To maintain consistent pressure and flow across $n$ parallel loops, the cross-sectional area of the manifold should ideally be greater than or equal to the sum of the areas of the individual branch lines. The required manifold diameter $D$ for $n$ branches of diameter $d$ is:
$$D \geq d \sqrt{n}$$
Using standard 7mm inner-diameter tubing for the branches and 12.8mm for the manifold hits its physical limit at roughly 3-4 loop nodes:
$$n \approx \frac{12.8^2}{7^2} \approx 3.34$$

Beyond four parallel loop nodes, the 12.8mm manifold tube causes a massive increase in back-pressure, which stresses the pump and reduces cooling efficiency for the furthest nodes in the loop, so i need to scale up to another manifold for every 4 nodes or install a second pump to brute-force the issue.
Using different less-common diameter tubes is also an option but that severely limits part selection for fittings and disconnects.

## Things i got wrong
* Radiator dust is a real problem, I should have built a filter cage.
* Pump redundancy is something that is highly desirable.
* I still need to install proper leak detection sensors and hook them up to the controller.
* Server hardware is fragile, much more so than consumer parts.

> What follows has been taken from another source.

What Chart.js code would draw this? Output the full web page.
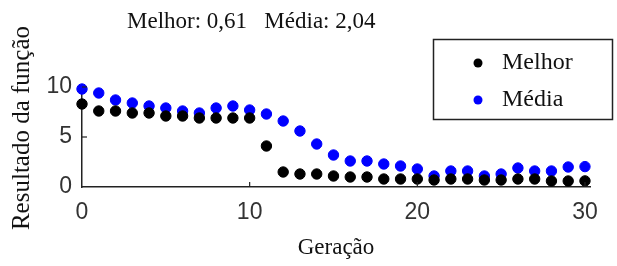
<!DOCTYPE html>
<html>
<head>
<meta charset="utf-8">
<script src="https://cdn.jsdelivr.net/npm/chart.js@4/dist/chart.umd.min.js"></script>
<style>
html,body{margin:0;padding:0;background:#fff;}
#wrap{width:617px;height:266px;position:relative;}
</style>
</head>
<body>
<div id="wrap"><canvas id="c" width="617" height="266"></canvas></div>
<script>
const generations = [0,1,2,3,4,5,6,7,8,9,10,11,12,13,14,15,16,17,18,19,20,21,22,23,24,25,26,27,28,29,30];
const melhor = [8.3,7.6,7.6,7.4,7.4,7.1,7.1,6.9,6.9,6.9,6.9,4.1,1.5,1.3,1.3,1.1,1.0,1.0,0.8,0.8,0.8,0.7,0.8,0.8,0.7,0.7,0.8,0.8,0.6,0.6,0.61];
const media = [9.8,9.4,8.7,8.4,8.1,7.9,7.6,7.4,7.9,8.1,7.7,7.3,6.6,5.6,4.3,3.2,2.6,2.6,2.3,2.1,1.8,1.1,1.6,1.6,1.1,1.3,1.9,1.6,1.6,2.0,2.04];
const xTicks = [0,10,20,30];
const yTicks = [0,5,10];
const seriesNames = ['Melhor','Média'];
const titleText = 'Melhor: 0,61   Média: 2,04';
const xTitle = 'Geração';
const yTitle = 'Resultado da função';

const serif = '"Liberation Serif", "Times New Roman", serif';
const sans = '"Liberation Sans", Arial, sans-serif';

const toPts = arr => generations.map((g,i)=>({x:g,y:arr[i]}));

const extras = {
  id:'extras',
  afterDraw(chart){
    const ctx = chart.ctx;
    const xs = chart.scales.x, ys = chart.scales.y;
    const a = chart.chartArea;
    ctx.save();
    // inward tick marks
    ctx.strokeStyle = '#222'; ctx.lineWidth = 1.2;
    xTicks.forEach(v=>{ if(v===0) return; const px = xs.getPixelForValue(v);
      ctx.beginPath(); ctx.moveTo(px,a.bottom); ctx.lineTo(px,a.bottom-5); ctx.stroke(); });
    yTicks.forEach(v=>{ if(v===0) return; const py = ys.getPixelForValue(v);
      ctx.beginPath(); ctx.moveTo(a.left,py); ctx.lineTo(a.left+5,py); ctx.stroke(); });
    // title
    ctx.fillStyle = '#111';
    ctx.font = '23px ' + serif;
    ctx.textBaseline = 'middle'; ctx.textAlign = 'left';
    ctx.fillText(titleText, 127, 22);
    // y-axis title
    ctx.save();
    ctx.translate(22, 128);
    ctx.rotate(-Math.PI/2);
    ctx.textAlign = 'center';
    ctx.font = '25px ' + serif;
    ctx.fillText(yTitle, 0, 0);
    ctx.restore();
    // legend box
    ctx.fillStyle = '#fff';
    ctx.fillRect(433, 39, 179, 80);
    ctx.strokeStyle = '#222'; ctx.lineWidth = 1.5;
    ctx.strokeRect(433.5, 39.5, 179, 80);
    const ys2 = [63, 100];
    chart.data.datasets.forEach((ds,i)=>{
      ctx.fillStyle = ds.backgroundColor;
      ctx.beginPath(); ctx.arc(478, ys2[i], 4.5, 0, Math.PI*2); ctx.fill();
      ctx.fillStyle = '#111';
      ctx.font = '24px ' + serif;
      ctx.textAlign = 'left';
      ctx.fillText(ds.label, 502, ys2[i]);
    });
    ctx.restore();
  }
};

new Chart(document.getElementById('c'), {
  type:'scatter',
  data:{
    datasets:[
      {label:seriesNames[0], data:toPts(melhor), backgroundColor:'#000000', borderColor:'#000000', pointRadius:5.2, pointHoverRadius:5.2, clip:false},
      {label:seriesNames[1], data:toPts(media), backgroundColor:'#0000ff', borderColor:'#0000ff', pointRadius:5.2, pointHoverRadius:5.2, clip:false}
    ]
  },
  options:{
    responsive:false,
    animation:false,
    events:[],
    layout:{padding:{top:87,right:27,left:0,bottom:0}},
    plugins:{legend:{display:false}, title:{display:false}, tooltip:{enabled:false}},
    scales:{
      x:{
        type:'linear', min:0, max:30.3,
        afterBuildTicks(s){ s.ticks = xTicks.map(v=>({value:v})); },
        afterFit(s){ s.height = 79; },
        grid:{display:false, drawTicks:false},
        border:{display:true, color:'#222', width:1.5},
        ticks:{font:{family:sans, size:23}, color:'#333', padding:12, maxRotation:0, autoSkip:false},
        title:{display:true, text:xTitle, font:{family:serif, size:23}, color:'#111', padding:{top:6}}
      },
      y:{
        type:'linear', min:0, max:10,
        afterBuildTicks(s){ s.ticks = yTicks.map(v=>({value:v})); },
        afterFit(s){ s.width = 82; },
        grid:{display:false, drawTicks:false},
        border:{display:true, color:'#222', width:1.5},
        ticks:{font:{family:sans, size:23}, color:'#333', padding:10}
      }
    }
  },
  plugins:[extras]
});
</script>
</body>
</html>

A slipped screwdriver while the power is connected will end tragically for the board. My electronics repair skills definitely leveled-up a couple of times from this.

* IPMI spec is bloated. I have a feeling there's much to be said about potential firmware attack surface over IPMI.
* While the system works well and stays silent under load, I made enough design mistakes to justify a v2 in the future. I might just be looking for an excuse to do this all over again though, lol.